(GIVEN EXERCISE):
Restate the data exactly as given and keep the pictures out.
•••••
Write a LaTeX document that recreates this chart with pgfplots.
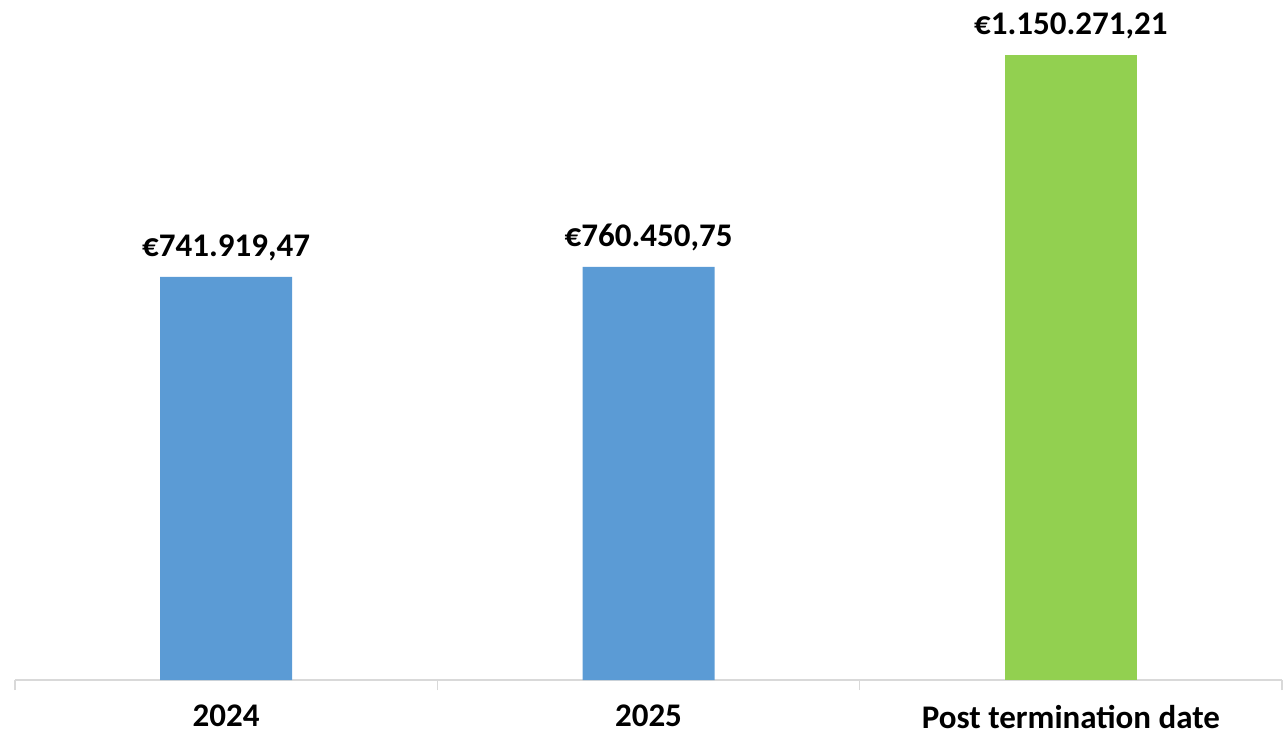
\documentclass[border=0pt]{standalone}
\usepackage{pgfplots}
\pgfplotsset{compat=1.18}
\usepackage{fontspec}
\setmainfont{Carlito}
\definecolor{barblue}{HTML}{5B9BD5}
\definecolor{bargreen}{HTML}{92D050}
\definecolor{axisgray}{HTML}{D9D9D9}
\begin{document}
\begin{tikzpicture}
\begin{axis}[
    scale only axis,
    width=1267pt, height=625pt,
    ybar, bar width=132pt, bar shift=0pt,
    xmin=-0.5, xmax=2.5,
    ymin=0, ymax=1150271.21,
    axis x line=bottom, axis y line=none,
    axis line style={axisgray, line width=1.5pt, -},
    xtick={0,1,2},
    xticklabels={2024, 2025, Post termination date},
    major tick length=0pt,
    minor xtick={-0.5,0.5,1.5,2.5},
    minor tick length=10pt,
    tick align=outside,
    minor tick style={axisgray, line width=1.5pt},
    xticklabel style={font=\fontsize{33}{39}\selectfont\bfseries, anchor=north, inner sep=0pt, yshift=-25pt},
    point meta=explicit symbolic,
    nodes near coords,
    every node near coord/.append style={font=\fontsize{33}{39}\selectfont\bfseries, anchor=base, inner sep=0pt, yshift=20pt, black},
    clip=false,
]
\addplot[fill=barblue, draw=none] coordinates {
    (0,741919.47) [€741.919,47]
    (1,760450.75) [€760.450,75]
};
\addplot[fill=bargreen, draw=none] coordinates {
    (2,1150271.21) [€1.150.271,21]
};
\end{axis}
\pgfresetboundingbox
\path[use as bounding box] ([xshift=-15pt,yshift=-56pt]current axis.south west) rectangle ([xshift=6pt,yshift=55pt]current axis.north east);
\end{tikzpicture}
\end{document}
•••••
(COMPLETE ANSWER):
Write a LaTeX document that recreates this chart with pgfplots.
\documentclass[border=0pt]{standalone}
\usepackage{pgfplots}
\pgfplotsset{compat=1.18}
\usepackage{fontspec}
\setmainfont{Carlito}
\definecolor{barblue}{HTML}{5B9BD5}
\definecolor{bargreen}{HTML}{92D050}
\definecolor{axisgray}{HTML}{D9D9D9}
\begin{document}
\begin{tikzpicture}
\begin{axis}[
    scale only axis,
    width=1267pt, height=625pt,
    ybar, bar width=132pt, bar shift=0pt,
    xmin=-0.5, xmax=2.5,
    ymin=0, ymax=1150271.21,
    axis x line=bottom, axis y line=none,
    axis line style={axisgray, line width=1.5pt, -},
    xtick={0,1,2},
    xticklabels={2024, 2025, Post termination date},
    major tick length=0pt,
    minor xtick={-0.5,0.5,1.5,2.5},
    minor tick length=10pt,
    tick align=outside,
    minor tick style={axisgray, line width=1.5pt},
    xticklabel style={font=\fontsize{33}{39}\selectfont\bfseries, anchor=north, inner sep=0pt, yshift=-25pt},
    point meta=explicit symbolic,
    nodes near coords,
    every node near coord/.append style={font=\fontsize{33}{39}\selectfont\bfseries, anchor=base, inner sep=0pt, yshift=20pt, black},
    clip=false,
]
\addplot[fill=barblue, draw=none] coordinates {
    (0,741919.47) [€741.919,47]
    (1,760450.75) [€760.450,75]
};
\addplot[fill=bargreen, draw=none] coordinates {
    (2,1150271.21) [€1.150.271,21]
};
\end{axis}
\pgfresetboundingbox
\path[use as bounding box] ([xshift=-15pt,yshift=-56pt]current axis.south west) rectangle ([xshift=6pt,yshift=55pt]current axis.north east);
\end{tikzpicture}
\end{document}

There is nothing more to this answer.